Plotting code records:
--*--
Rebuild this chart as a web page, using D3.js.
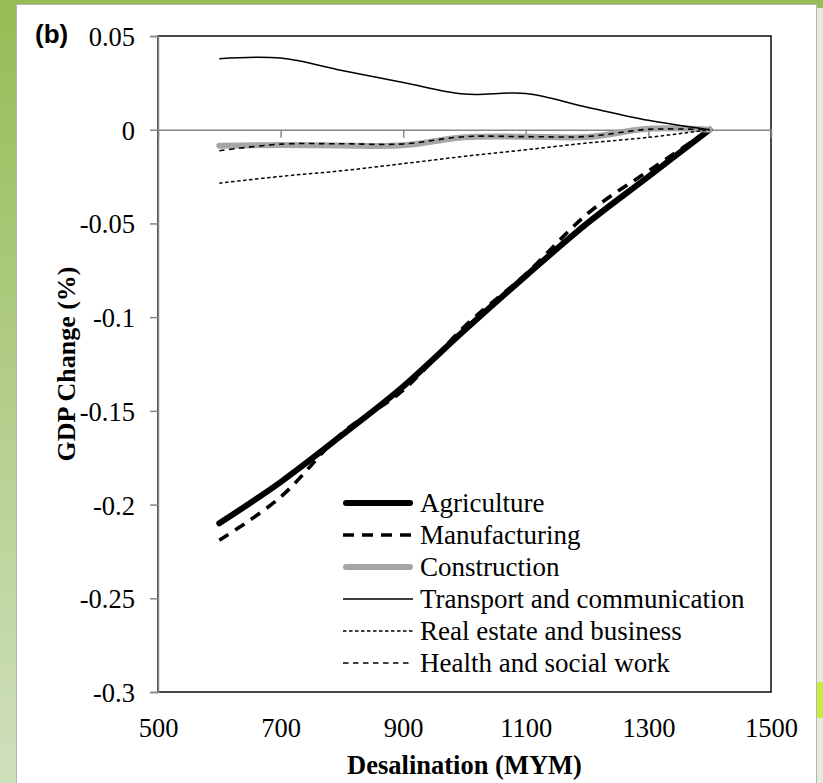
<!DOCTYPE html>
<html>
<head>
<meta charset="utf-8">
<title>GDP change vs desalination</title>
<script src="https://d3js.org/d3.v7.min.js"></script>
<style>
  body { margin: 0; background: #fff; }
  svg { display: block; }
  text { font-family: "Liberation Serif", "Times New Roman", serif; fill: #000; }
</style>
</head>
<body>
<div id="chart"></div>
<script>
// desalination investment (MYM)
const desal = [600, 700, 800, 900, 1000, 1100, 1200, 1300, 1400]

// GDP change (%) per sector
const agriculture   = [-0.210, -0.188, -0.163, -0.137, -0.107, -0.078, -0.050, -0.025, 0]
const manufacturing = [-0.219, -0.196, -0.162, -0.139, -0.105, -0.077, -0.045, -0.022, 0]
const construction  = [-0.0085, -0.0082, -0.0084, -0.0083, -0.0040, -0.0037, -0.0039, 0.0005, 0]
const transport     = [0.0379, 0.0382, 0.0316, 0.0252, 0.0190, 0.0193, 0.0120, 0.0050, 0]
const realEstate    = [-0.0285, -0.0249, -0.0219, -0.0181, -0.0142, -0.0107, -0.0071, -0.0041, 0]
const health        = [-0.0112, -0.0077, -0.0075, -0.0076, -0.0037, -0.0037, -0.0036, 0.0002, 0]

const sectorNames = ["Agriculture", "Manufacturing", "Construction",
  "Transport and communication", "Real estate and business", "Health and social work"]

const xTicks = [500, 700, 900, 1100, 1300, 1500]
const yTicks = [0.05, 0, -0.05, -0.1, -0.15, -0.2, -0.25, -0.3]
const yTickLabels = ["0.05", "0", "-0.05", "-0.1", "-0.15", "-0.2", "-0.25", "-0.3"]

const W = 823, H = 783
const plot = { left: 158, right: 771, top: 36, bottom: 692 }

const series = [
  { name: sectorNames[0], values: agriculture,   stroke: "#000",    width: 6,   dash: null,      cap: "round" },
  { name: sectorNames[1], values: manufacturing, stroke: "#000",    width: 3.6, dash: "11,8",    cap: "butt" },
  { name: sectorNames[2], values: construction,  stroke: "#a6a6a6", width: 6,   dash: null,      cap: "round" },
  { name: sectorNames[3], values: transport,     stroke: "#000",    width: 1.5, dash: null,      cap: "butt" },
  { name: sectorNames[4], values: realEstate,    stroke: "#000",    width: 1.5, dash: "3.5,2.5", cap: "butt" },
  { name: sectorNames[5], values: health,        stroke: "#000",    width: 1.6, dash: "5.5,4.5", cap: "butt" }
]

const svg = d3.select("#chart").append("svg")
  .attr("width", W).attr("height", H)

// slide background: green frame with white panel
const defs = svg.append("defs")
const grad = defs.append("linearGradient").attr("id", "leftGreen")
  .attr("x1", 0).attr("y1", 0).attr("x2", 0).attr("y2", 1)
grad.append("stop").attr("offset", "0%").attr("stop-color", "#96bc55")
grad.append("stop").attr("offset", "100%").attr("stop-color", "#cfe0bd")

svg.append("rect").attr("width", W).attr("height", H).attr("fill", "url(#leftGreen)")
svg.append("rect").attr("x", 817).attr("y", 8).attr("width", 6).attr("height", H - 8).attr("fill", "#e6ebe2")
svg.append("rect").attr("x", 817).attr("y", 682).attr("width", 6).attr("height", 36).attr("fill", "#c9ea3e")
svg.append("rect").attr("x", 16.5).attr("y", 4.5).attr("width", 800).attr("height", H)
  .attr("fill", "#fff").attr("stroke", "#b4b4b4").attr("stroke-width", 1)

const x = d3.scaleLinear().domain([500, 1500]).range([plot.left, plot.right])
const y = d3.scaleLinear().domain([-0.3, 0.05]).range([plot.bottom, plot.top])

// plot area border
svg.append("rect")
  .attr("x", plot.left).attr("y", plot.top)
  .attr("width", plot.right - plot.left).attr("height", plot.bottom - plot.top)
  .attr("fill", "none").attr("stroke", "#1a1a1a").attr("stroke-width", 1.6)

// y axis (grey, ticks outside)
const yAxis = d3.axisLeft(y).tickValues(yTicks)
  .tickFormat((d, i) => yTickLabels[i]).tickSize(8).tickPadding(15)
const gy = svg.append("g").attr("transform", `translate(${plot.left},0)`).call(yAxis)
gy.select(".domain").attr("stroke", "#868686").attr("stroke-width", 1.5)
gy.selectAll(".tick line").attr("stroke", "#868686").attr("stroke-width", 1.5)
gy.selectAll("text").attr("font-family", "Liberation Serif").attr("font-size", 26.5)
  .attr("dy", "0.36em")

// x axis crossing at zero: line and ticks only
const xAxisZero = d3.axisBottom(x).tickValues(xTicks).tickFormat("").tickSize(8).tickSizeOuter(0)
const gx0 = svg.append("g").attr("transform", `translate(0,${y(0)})`).call(xAxisZero)
gx0.select(".domain").attr("stroke", "#868686").attr("stroke-width", 1.5)
gx0.selectAll(".tick line").attr("stroke", "#868686").attr("stroke-width", 1.5)

// x tick labels sit low, under the plot area
const xAxisLow = d3.axisBottom(x).tickValues(xTicks).tickFormat(d3.format("d")).tickSize(0).tickPadding(26)
const gx = svg.append("g").attr("transform", `translate(0,${plot.bottom})`).call(xAxisLow)
gx.select(".domain").remove()
gx.selectAll("text").attr("font-family", "Liberation Serif").attr("font-size", 26.5)

// lines (Excel-style smoothing)
const line = d3.line()
  .x((d, i) => x(desal[i]))
  .y(d => y(d))
  .curve(d3.curveCardinal.tension(0))

svg.append("g").selectAll("path")
  .data(series)
  .join("path")
  .attr("d", d => line(d.values))
  .attr("fill", "none")
  .attr("stroke", d => d.stroke)
  .attr("stroke-width", d => d.width)
  .attr("stroke-dasharray", d => d.dash)
  .attr("stroke-linecap", d => d.cap)
  .attr("stroke-linejoin", "round")

// legend
const legend = svg.append("g").attr("transform", "translate(343,503)")
const rows = legend.selectAll("g").data(series).join("g")
  .attr("transform", (d, i) => `translate(0,${i * 32})`)
rows.append("line")
  .attr("x1", d => d.cap === "round" ? 3 : 0).attr("x2", d => d.cap === "round" ? 67 : 70)
  .attr("stroke", d => d.stroke)
  .attr("stroke-width", d => d.width)
  .attr("stroke-dasharray", d => d.dash)
  .attr("stroke-linecap", d => d.cap)
rows.append("text")
  .attr("x", 77).attr("dy", "0.33em")
  .attr("font-size", 27)
  .text(d => d.name)

// axis titles
svg.append("text")
  .attr("x", (plot.left + plot.right) / 2).attr("y", 774)
  .attr("text-anchor", "middle")
  .attr("font-weight", "bold").attr("font-size", 26.5)
  .text("Desalination (MYM)")

svg.append("text")
  .attr("transform", `translate(75,${(plot.top + plot.bottom) / 2}) rotate(-90)`)
  .attr("text-anchor", "middle")
  .attr("font-weight", "bold").attr("font-size", 26)
  .text("GDP Change (%)")

// panel label
svg.append("text")
  .attr("x", 35).attr("y", 43)
  .attr("style", "font-family: 'Liberation Sans', Arial, sans-serif")
  .attr("font-weight", "bold").attr("font-size", 26)
  .text("(b)")
</script>
</body>
</html>
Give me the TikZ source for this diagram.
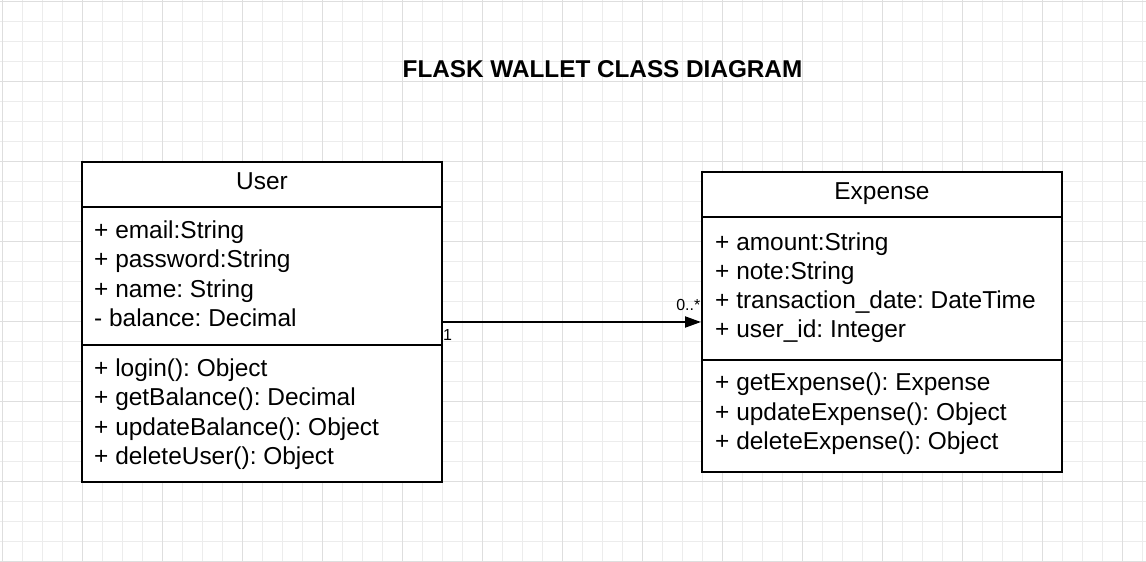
--*--
## Objective
Begin with the first line of the records and repeat every line up to the one with "36, bottom: 692", counting that line too. Pictures are not part of the copy.

## Result for this task
Rebuild this chart as a web page, using D3.js.
<!DOCTYPE html>
<html>
<head>
<meta charset="utf-8">
<title>GDP change vs desalination</title>
<script src="https://d3js.org/d3.v7.min.js"></script>
<style>
  body { margin: 0; background: #fff; }
  svg { display: block; }
  text { font-family: "Liberation Serif", "Times New Roman", serif; fill: #000; }
</style>
</head>
<body>
<div id="chart"></div>
<script>
// desalination investment (MYM)
const desal = [600, 700, 800, 900, 1000, 1100, 1200, 1300, 1400]

// GDP change (%) per sector
const agriculture   = [-0.210, -0.188, -0.163, -0.137, -0.107, -0.078, -0.050, -0.025, 0]
const manufacturing = [-0.219, -0.196, -0.162, -0.139, -0.105, -0.077, -0.045, -0.022, 0]
const construction  = [-0.0085, -0.0082, -0.0084, -0.0083, -0.0040, -0.0037, -0.0039, 0.0005, 0]
const transport     = [0.0379, 0.0382, 0.0316, 0.0252, 0.0190, 0.0193, 0.0120, 0.0050, 0]
const realEstate    = [-0.0285, -0.0249, -0.0219, -0.0181, -0.0142, -0.0107, -0.0071, -0.0041, 0]
const health        = [-0.0112, -0.0077, -0.0075, -0.0076, -0.0037, -0.0037, -0.0036, 0.0002, 0]

const sectorNames = ["Agriculture", "Manufacturing", "Construction",
  "Transport and communication", "Real estate and business", "Health and social work"]

const xTicks = [500, 700, 900, 1100, 1300, 1500]
const yTicks = [0.05, 0, -0.05, -0.1, -0.15, -0.2, -0.25, -0.3]
const yTickLabels = ["0.05", "0", "-0.05", "-0.1", "-0.15", "-0.2", "-0.25", "-0.3"]

const W = 823, H = 783
const plot = { left: 158, right: 771, top: 36, bottom: 692 }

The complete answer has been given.